Data excerpt:
= = = = = = =

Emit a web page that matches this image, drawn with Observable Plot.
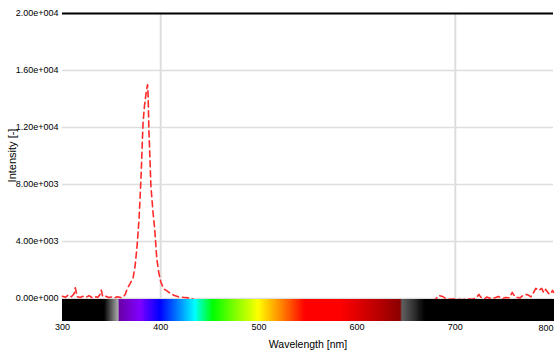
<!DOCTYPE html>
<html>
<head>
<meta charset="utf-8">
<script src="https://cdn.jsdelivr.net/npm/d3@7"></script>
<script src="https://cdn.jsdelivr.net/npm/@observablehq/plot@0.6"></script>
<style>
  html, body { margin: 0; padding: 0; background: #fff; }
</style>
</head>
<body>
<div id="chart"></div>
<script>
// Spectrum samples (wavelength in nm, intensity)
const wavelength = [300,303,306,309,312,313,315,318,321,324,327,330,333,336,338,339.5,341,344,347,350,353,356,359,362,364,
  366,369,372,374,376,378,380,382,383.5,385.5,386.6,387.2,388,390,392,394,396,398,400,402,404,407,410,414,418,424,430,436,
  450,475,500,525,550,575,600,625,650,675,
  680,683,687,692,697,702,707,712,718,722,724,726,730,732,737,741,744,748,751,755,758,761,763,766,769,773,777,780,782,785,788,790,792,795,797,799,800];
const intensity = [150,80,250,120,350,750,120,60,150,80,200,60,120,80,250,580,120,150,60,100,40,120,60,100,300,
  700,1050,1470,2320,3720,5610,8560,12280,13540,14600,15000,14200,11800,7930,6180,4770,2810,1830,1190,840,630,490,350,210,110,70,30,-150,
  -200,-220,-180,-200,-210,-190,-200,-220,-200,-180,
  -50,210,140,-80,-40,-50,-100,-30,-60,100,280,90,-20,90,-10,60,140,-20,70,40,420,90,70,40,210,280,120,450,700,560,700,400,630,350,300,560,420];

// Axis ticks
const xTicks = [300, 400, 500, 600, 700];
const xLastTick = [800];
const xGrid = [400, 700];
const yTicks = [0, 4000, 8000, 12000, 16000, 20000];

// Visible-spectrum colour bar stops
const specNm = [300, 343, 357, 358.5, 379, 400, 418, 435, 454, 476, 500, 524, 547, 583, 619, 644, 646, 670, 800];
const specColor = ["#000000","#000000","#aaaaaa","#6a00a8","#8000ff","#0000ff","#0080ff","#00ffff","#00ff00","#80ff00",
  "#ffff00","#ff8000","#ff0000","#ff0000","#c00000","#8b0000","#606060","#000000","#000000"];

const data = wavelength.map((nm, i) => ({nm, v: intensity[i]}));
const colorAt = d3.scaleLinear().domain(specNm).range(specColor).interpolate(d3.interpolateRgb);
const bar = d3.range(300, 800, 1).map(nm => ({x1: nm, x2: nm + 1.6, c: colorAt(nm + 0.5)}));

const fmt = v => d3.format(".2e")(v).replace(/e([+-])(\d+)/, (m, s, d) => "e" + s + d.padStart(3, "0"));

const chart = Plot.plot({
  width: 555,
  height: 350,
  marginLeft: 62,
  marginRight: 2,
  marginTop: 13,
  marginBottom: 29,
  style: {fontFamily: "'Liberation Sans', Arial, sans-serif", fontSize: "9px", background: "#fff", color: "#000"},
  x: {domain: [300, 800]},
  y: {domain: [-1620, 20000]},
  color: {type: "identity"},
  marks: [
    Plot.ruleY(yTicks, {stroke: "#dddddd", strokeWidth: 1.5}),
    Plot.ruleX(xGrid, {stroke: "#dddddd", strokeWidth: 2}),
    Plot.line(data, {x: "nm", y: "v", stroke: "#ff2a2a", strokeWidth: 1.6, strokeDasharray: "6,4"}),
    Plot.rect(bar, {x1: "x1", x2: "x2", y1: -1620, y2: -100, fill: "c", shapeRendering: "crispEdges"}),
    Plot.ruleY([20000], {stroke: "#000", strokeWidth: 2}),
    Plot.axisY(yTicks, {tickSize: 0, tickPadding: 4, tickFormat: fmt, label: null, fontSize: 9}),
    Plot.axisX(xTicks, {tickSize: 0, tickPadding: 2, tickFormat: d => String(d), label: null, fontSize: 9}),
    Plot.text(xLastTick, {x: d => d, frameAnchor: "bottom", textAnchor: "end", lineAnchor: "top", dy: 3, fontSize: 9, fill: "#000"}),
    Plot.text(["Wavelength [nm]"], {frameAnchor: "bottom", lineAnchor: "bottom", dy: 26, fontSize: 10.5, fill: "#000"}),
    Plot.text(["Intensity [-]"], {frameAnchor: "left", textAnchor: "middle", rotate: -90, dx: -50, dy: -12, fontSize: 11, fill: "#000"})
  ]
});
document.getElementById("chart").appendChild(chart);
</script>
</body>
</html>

= = = = = = =

Direction:
Leave out the pictures and copy the rest of the material above exactly.

Completed task:
Emit a web page that matches this image, drawn with Observable Plot.
<!DOCTYPE html>
<html>
<head>
<meta charset="utf-8">
<script src="https://cdn.jsdelivr.net/npm/d3@7"></script>
<script src="https://cdn.jsdelivr.net/npm/@observablehq/plot@0.6"></script>
<style>
  html, body { margin: 0; padding: 0; background: #fff; }
</style>
</head>
<body>
<div id="chart"></div>
<script>
// Spectrum samples (wavelength in nm, intensity)
const wavelength = [300,303,306,309,312,313,315,318,321,324,327,330,333,336,338,339.5,341,344,347,350,353,356,359,362,364,
  366,369,372,374,376,378,380,382,383.5,385.5,386.6,387.2,388,390,392,394,396,398,400,402,404,407,410,414,418,424,430,436,
  450,475,500,525,550,575,600,625,650,675,
  680,683,687,692,697,702,707,712,718,722,724,726,730,732,737,741,744,748,751,755,758,761,763,766,769,773,777,780,782,785,788,790,792,795,797,799,800];
const intensity = [150,80,250,120,350,750,120,60,150,80,200,60,120,80,250,580,120,150,60,100,40,120,60,100,300,
  700,1050,1470,2320,3720,5610,8560,12280,13540,14600,15000,14200,11800,7930,6180,4770,2810,1830,1190,840,630,490,350,210,110,70,30,-150,
  -200,-220,-180,-200,-210,-190,-200,-220,-200,-180,
  -50,210,140,-80,-40,-50,-100,-30,-60,100,280,90,-20,90,-10,60,140,-20,70,40,420,90,70,40,210,280,120,450,700,560,700,400,630,350,300,560,420];

// Axis ticks
const xTicks = [300, 400, 500, 600, 700];
const xLastTick = [800];
const xGrid = [400, 700];
const yTicks = [0, 4000, 8000, 12000, 16000, 20000];

// Visible-spectrum colour bar stops
const specNm = [300, 343, 357, 358.5, 379, 400, 418, 435, 454, 476, 500, 524, 547, 583, 619, 644, 646, 670, 800];
const specColor = ["#000000","#000000","#aaaaaa","#6a00a8","#8000ff","#0000ff","#0080ff","#00ffff","#00ff00","#80ff00",
  "#ffff00","#ff8000","#ff0000","#ff0000","#c00000","#8b0000","#606060","#000000","#000000"];

const data = wavelength.map((nm, i) => ({nm, v: intensity[i]}));
const colorAt = d3.scaleLinear().domain(specNm).range(specColor).interpolate(d3.interpolateRgb);
const bar = d3.range(300, 800, 1).map(nm => ({x1: nm, x2: nm + 1.6, c: colorAt(nm + 0.5)}));

const fmt = v => d3.format(".2e")(v).replace(/e([+-])(\d+)/, (m, s, d) => "e" + s + d.padStart(3, "0"));

const chart = Plot.plot({
  width: 555,
  height: 350,
  marginLeft: 62,
  marginRight: 2,
  marginTop: 13,
  marginBottom: 29,
  style: {fontFamily: "'Liberation Sans', Arial, sans-serif", fontSize: "9px", background: "#fff", color: "#000"},
  x: {domain: [300, 800]},
  y: {domain: [-1620, 20000]},
  color: {type: "identity"},
  marks: [
    Plot.ruleY(yTicks, {stroke: "#dddddd", strokeWidth: 1.5}),
    Plot.ruleX(xGrid, {stroke: "#dddddd", strokeWidth: 2}),
    Plot.line(data, {x: "nm", y: "v", stroke: "#ff2a2a", strokeWidth: 1.6, strokeDasharray: "6,4"}),
    Plot.rect(bar, {x1: "x1", x2: "x2", y1: -1620, y2: -100, fill: "c", shapeRendering: "crispEdges"}),
    Plot.ruleY([20000], {stroke: "#000", strokeWidth: 2}),
    Plot.axisY(yTicks, {tickSize: 0, tickPadding: 4, tickFormat: fmt, label: null, fontSize: 9}),
    Plot.axisX(xTicks, {tickSize: 0, tickPadding: 2, tickFormat: d => String(d), label: null, fontSize: 9}),
    Plot.text(xLastTick, {x: d => d, frameAnchor: "bottom", textAnchor: "end", lineAnchor: "top", dy: 3, fontSize: 9, fill: "#000"}),
    Plot.text(["Wavelength [nm]"], {frameAnchor: "bottom", lineAnchor: "bottom", dy: 26, fontSize: 10.5, fill: "#000"}),
    Plot.text(["Intensity [-]"], {frameAnchor: "left", textAnchor: "middle", rotate: -90, dx: -50, dy: -12, fontSize: 11, fill: "#000"})
  ]
});
document.getElementById("chart").appendChild(chart);
</script>
</body>
</html>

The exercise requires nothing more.